_Data for this task_
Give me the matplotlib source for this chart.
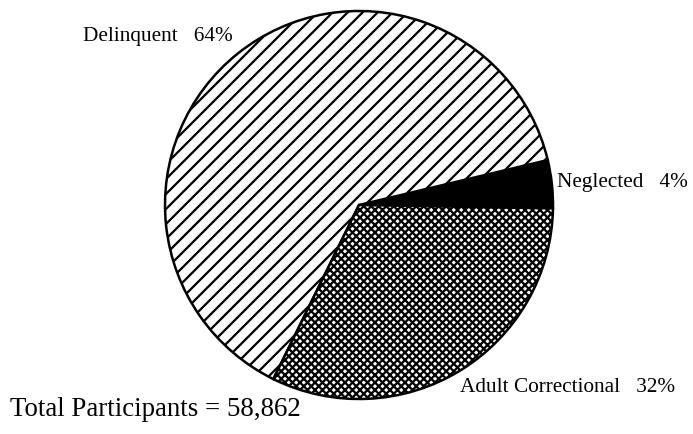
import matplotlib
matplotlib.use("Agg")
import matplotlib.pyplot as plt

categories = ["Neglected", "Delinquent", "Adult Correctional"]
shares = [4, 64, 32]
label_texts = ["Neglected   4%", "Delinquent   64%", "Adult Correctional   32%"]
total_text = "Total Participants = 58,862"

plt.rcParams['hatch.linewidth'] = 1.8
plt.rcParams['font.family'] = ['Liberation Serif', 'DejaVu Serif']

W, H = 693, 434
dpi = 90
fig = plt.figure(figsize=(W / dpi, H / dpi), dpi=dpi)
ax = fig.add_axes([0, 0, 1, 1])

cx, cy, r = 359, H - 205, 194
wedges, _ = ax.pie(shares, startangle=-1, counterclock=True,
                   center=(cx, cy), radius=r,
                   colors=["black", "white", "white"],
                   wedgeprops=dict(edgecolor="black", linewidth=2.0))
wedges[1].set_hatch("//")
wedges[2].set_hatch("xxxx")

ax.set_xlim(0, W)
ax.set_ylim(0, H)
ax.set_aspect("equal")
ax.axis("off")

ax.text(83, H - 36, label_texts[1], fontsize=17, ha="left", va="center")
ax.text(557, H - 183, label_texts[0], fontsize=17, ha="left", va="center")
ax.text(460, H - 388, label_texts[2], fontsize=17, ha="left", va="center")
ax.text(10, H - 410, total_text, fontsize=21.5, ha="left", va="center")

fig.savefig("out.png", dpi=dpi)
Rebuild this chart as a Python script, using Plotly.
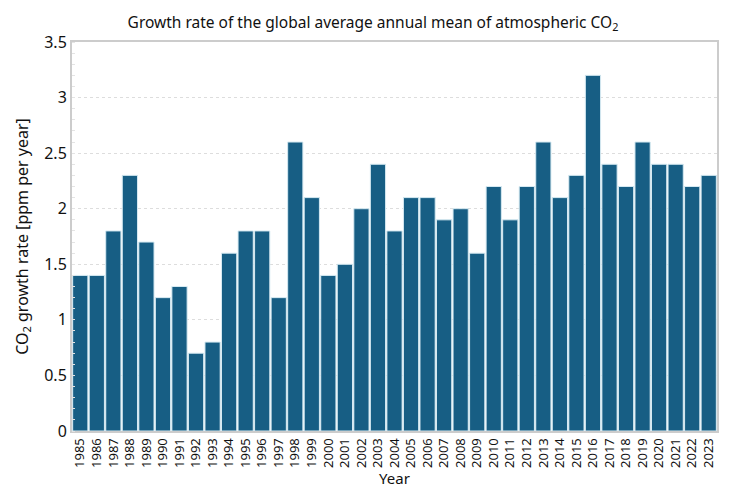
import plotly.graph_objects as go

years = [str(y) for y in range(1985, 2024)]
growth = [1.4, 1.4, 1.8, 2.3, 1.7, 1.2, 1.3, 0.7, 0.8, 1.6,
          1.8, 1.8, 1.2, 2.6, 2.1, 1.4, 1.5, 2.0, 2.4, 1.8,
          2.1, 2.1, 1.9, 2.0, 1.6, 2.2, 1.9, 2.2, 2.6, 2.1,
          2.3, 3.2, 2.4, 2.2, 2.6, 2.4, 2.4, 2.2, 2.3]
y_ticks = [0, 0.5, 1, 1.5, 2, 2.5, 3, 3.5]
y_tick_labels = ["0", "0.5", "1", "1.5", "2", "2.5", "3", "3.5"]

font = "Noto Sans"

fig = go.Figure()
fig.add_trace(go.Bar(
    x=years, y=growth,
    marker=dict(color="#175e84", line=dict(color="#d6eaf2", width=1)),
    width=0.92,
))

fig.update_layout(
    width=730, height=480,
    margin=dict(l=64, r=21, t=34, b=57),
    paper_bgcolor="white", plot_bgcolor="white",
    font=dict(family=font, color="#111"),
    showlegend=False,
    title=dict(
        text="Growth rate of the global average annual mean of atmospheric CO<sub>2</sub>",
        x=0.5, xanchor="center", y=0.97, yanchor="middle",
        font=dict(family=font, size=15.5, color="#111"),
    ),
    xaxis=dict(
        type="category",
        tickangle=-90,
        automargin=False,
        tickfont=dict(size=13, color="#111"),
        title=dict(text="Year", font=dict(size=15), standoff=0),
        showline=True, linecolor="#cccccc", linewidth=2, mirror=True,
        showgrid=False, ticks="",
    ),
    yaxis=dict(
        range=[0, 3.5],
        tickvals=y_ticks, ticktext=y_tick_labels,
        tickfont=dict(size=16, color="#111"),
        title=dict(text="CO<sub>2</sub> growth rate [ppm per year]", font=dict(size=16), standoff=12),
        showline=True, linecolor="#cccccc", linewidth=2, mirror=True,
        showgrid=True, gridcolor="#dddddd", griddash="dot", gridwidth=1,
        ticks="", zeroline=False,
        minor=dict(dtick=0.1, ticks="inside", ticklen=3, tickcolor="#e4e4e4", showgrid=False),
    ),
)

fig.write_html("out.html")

_Written instruction_
Set down, word for word, the lines from the one holding "Rebuild this chart" through the one holding "import plotly.graph_objects as go". Skip the pictures.

_Response to this exercise_
Rebuild this chart as a Python script, using Plotly.
import plotly.graph_objects as go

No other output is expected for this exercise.